Berbagai kebijakan yang tidak pro rakyat memang telah menjadi hal yang biasa dilakukan oleh pemerintah di sistem saat ini. Sistem kapitalisme yang diterapkan di Indonesia lah yang menjadi biang keladinya. Kebebasan kepemilikan adalah pilar dari sistem ekonomi kapitalisme neoliberal. Akibatnya, negara tidak memiliki kekuasaan atas sumber daya alam (SDA). Sebaliknya, SDA diserahkan kepada pihak swasta, baik asing maupun aseng, yang menjelma menjadi oligarki. Hal ini membuat negara tidak memainkan peran ekonomi yang signifikan, tetapi hanya bertindak sebagai regulator pasar.
Akibatnya, negara secara zalim menarik pajak dari rakyat untuk membiayai pembangunan yang berbasis utang. Kesalahan dalam menerapkan sistem ekonomi inilah yang menghasilkan kekuasaan jibyah, yang memalak dan menyusahkan rakyat. Padahal, kekuasaan itu seharusnya berfungsi memberikan kesejahteraan yang adil kepada rakyatnya.Â
Rasulullah saw. telah melarang keras pungutan pajak atas rakyat dan mengancam bagi siapapun yang melakukan pemungutan. "Tidak akan masuk surga pemungut pajak (cukai)" (HR Ahmad, Abu Dawud, dan Al-Hakim).Â
Selain itu, Rasulullah saw. juga mengancam siapapun yang menipu dan menyusahkan rakyat. "Tidaklah seorang hamba yang Allah beri wewenang untuk mengatur rakyat mati pada hari ia mati, sementara ia dalam kondisi menipu (menzalimi) rakyatnya, melainkan Allah mengharamkan bagi dirinya surga" (HR Ibnu Hibban).

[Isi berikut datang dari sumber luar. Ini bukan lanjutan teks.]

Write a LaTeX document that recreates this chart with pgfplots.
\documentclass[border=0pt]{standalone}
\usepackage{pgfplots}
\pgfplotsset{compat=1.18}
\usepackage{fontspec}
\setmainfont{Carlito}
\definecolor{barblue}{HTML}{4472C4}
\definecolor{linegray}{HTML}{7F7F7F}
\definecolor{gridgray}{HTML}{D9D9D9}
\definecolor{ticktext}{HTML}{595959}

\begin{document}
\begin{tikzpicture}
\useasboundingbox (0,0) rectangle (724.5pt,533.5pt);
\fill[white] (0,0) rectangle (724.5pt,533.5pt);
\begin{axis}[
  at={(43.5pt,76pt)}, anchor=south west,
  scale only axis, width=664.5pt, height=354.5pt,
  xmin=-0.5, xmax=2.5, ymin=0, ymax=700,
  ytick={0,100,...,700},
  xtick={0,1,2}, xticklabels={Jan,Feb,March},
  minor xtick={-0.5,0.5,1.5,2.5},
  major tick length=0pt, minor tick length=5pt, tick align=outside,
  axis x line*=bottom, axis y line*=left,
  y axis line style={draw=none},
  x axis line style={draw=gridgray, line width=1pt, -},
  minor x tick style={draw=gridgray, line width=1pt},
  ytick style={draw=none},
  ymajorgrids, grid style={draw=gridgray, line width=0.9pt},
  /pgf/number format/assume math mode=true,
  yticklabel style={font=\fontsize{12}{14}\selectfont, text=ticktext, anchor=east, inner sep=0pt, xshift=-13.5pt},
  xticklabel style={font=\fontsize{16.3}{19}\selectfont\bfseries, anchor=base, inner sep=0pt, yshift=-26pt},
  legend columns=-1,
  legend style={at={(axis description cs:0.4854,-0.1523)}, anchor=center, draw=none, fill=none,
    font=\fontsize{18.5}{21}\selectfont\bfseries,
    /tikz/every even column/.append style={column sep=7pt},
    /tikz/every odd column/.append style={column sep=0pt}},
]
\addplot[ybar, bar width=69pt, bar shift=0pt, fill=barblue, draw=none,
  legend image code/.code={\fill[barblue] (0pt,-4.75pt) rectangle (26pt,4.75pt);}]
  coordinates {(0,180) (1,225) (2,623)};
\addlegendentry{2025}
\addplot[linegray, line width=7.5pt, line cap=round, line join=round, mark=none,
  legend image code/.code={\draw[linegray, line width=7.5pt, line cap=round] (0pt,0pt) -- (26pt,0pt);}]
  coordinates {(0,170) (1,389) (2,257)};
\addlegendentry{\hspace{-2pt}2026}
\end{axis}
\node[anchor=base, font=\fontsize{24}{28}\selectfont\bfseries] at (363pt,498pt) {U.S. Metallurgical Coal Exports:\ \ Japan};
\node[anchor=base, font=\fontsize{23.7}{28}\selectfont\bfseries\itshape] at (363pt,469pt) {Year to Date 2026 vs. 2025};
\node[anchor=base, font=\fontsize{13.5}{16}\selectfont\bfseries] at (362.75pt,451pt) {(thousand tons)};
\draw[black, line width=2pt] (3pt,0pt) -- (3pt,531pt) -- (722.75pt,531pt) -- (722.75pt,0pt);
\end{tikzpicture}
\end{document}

Bahkan, Rasulullah saw. juga mendoakan keburukan bagi para pemimpin yang tidak amanah dan menyusahkan rakyatnya dengan mengatakan, "Ya Allah, siapa saja yang mengurusi urusan umatku, lalu ia membuat mereka susah, maka susahkanlah ia. Siapa saja yang mengurusi urusan umatku, lalu ia menyayangi mereka, maka sayangilah ia" (HR Muslim).

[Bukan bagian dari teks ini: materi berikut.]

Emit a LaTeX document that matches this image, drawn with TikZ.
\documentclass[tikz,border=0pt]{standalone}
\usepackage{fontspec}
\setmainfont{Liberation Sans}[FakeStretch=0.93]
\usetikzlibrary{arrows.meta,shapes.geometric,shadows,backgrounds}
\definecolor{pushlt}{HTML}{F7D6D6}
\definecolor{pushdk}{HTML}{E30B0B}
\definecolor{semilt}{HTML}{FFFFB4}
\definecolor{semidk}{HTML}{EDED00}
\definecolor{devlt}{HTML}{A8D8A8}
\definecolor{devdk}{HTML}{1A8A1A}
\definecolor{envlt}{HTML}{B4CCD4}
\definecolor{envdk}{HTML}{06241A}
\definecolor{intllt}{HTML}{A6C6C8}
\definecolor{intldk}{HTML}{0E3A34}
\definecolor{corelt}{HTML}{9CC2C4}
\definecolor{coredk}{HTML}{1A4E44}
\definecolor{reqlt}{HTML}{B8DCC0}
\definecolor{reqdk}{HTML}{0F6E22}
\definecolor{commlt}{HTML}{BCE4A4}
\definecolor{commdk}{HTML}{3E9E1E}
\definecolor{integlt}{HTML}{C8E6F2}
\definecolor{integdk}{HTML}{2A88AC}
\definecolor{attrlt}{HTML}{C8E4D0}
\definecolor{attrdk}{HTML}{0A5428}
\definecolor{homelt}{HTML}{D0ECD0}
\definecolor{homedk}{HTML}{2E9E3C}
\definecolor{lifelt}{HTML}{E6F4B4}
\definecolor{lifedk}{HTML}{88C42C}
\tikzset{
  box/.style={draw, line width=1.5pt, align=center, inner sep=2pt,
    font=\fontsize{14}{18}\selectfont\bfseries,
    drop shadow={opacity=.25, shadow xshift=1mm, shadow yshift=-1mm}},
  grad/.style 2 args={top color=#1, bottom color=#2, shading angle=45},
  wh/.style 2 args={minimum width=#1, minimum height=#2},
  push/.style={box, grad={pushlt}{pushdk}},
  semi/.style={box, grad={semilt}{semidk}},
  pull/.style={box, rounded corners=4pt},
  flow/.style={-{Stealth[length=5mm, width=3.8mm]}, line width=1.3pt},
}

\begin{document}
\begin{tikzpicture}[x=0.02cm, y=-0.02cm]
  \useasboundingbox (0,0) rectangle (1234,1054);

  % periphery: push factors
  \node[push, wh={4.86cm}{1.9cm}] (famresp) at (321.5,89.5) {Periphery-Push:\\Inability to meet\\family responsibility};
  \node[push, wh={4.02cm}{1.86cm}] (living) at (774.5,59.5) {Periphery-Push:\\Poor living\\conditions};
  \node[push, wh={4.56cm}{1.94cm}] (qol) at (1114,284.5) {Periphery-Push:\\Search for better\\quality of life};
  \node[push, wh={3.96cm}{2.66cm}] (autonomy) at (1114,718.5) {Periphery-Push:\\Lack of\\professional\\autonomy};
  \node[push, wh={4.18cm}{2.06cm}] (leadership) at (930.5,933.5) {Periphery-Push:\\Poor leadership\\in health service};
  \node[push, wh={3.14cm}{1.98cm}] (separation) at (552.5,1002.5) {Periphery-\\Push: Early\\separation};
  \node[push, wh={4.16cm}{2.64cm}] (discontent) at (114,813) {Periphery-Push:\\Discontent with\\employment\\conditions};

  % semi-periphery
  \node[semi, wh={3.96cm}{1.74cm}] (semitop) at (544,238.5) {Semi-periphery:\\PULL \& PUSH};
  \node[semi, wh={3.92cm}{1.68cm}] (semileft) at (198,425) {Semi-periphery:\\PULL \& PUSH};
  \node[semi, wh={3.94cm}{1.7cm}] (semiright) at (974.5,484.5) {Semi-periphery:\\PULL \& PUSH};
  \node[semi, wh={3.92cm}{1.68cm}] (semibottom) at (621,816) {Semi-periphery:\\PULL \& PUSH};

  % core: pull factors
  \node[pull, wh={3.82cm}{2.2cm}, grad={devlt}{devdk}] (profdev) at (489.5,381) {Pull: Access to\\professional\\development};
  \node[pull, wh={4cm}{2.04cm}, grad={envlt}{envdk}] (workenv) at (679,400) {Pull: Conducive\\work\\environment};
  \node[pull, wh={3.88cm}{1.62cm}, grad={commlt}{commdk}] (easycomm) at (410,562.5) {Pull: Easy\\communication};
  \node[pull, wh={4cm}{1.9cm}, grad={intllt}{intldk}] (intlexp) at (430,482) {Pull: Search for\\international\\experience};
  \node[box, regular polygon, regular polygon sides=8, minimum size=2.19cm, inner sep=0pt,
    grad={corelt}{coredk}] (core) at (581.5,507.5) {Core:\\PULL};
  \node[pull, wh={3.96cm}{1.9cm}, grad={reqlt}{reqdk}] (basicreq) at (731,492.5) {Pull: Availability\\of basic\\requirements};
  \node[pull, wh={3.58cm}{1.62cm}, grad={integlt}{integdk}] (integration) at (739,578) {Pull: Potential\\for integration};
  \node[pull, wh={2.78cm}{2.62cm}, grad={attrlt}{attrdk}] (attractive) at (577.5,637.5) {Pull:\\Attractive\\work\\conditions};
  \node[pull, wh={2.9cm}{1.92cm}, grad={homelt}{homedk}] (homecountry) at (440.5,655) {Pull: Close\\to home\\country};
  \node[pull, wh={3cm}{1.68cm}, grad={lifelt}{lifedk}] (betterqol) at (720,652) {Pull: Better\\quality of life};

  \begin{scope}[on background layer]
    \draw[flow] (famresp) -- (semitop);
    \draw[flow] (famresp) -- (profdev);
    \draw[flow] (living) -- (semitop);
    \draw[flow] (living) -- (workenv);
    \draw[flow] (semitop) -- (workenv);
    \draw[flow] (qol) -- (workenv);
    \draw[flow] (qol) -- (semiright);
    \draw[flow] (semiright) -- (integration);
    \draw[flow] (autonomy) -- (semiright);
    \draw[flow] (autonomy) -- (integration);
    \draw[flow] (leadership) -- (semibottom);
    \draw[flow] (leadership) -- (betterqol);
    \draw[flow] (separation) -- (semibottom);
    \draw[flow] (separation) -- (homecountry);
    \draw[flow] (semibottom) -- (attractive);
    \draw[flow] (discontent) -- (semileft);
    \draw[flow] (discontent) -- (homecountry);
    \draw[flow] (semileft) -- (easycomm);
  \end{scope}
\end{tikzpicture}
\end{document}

Faktanya, tindak pidana korupsi dan kolusi berkembang sangat pesat di bawah sistem politik demokrasi yang pragmatis dan transaksional. Dalam politik demokrasi, transaksi kotor antar aktor politik pun sering terjadi. Contohnya seperti barter kekuasaan dan pemberian jabatan atau dana kampanye. Transaksi ini dapat dianggap sebagai kolusi atau nepotisme yang melanggar hukum, terutama jika melibatkan penyalahgunaan wewenang atau anggaran negara. Partai politik dapat menjadi sumber praktik korupsi dan suap. Ditambah lagi dengan partai politik sekuler yang sejak awal berdiri memang sudah menganut pragmatisme.
Sistem politik demokrasi yang telah diterapkan ini juga menghasilkan para pemimpin menjadi koruptor. Kepala daerah dan Bupati yang korup banyak bermunculan sebagai akibat dari penerapan politik demokrasi pragmatis dan transaksional. Data yang ditemukan di situs KPK.go.id menunjukkan bahwa KPK telah menindak 22 gubernur dan 148 bupati/wali kota sejak 2004 hingga 3 Januari 2022. Jumlah ini pasti lebih besar jika ditambahkan dengan informasi dari kejaksaan dan kepolisian. ICW melaporkan bahwa dari 2010 hingga Juni 2018, tidak kurang dari 253 kepala daerah didakwa oleh penegak hukum atas tuduhan korupsi.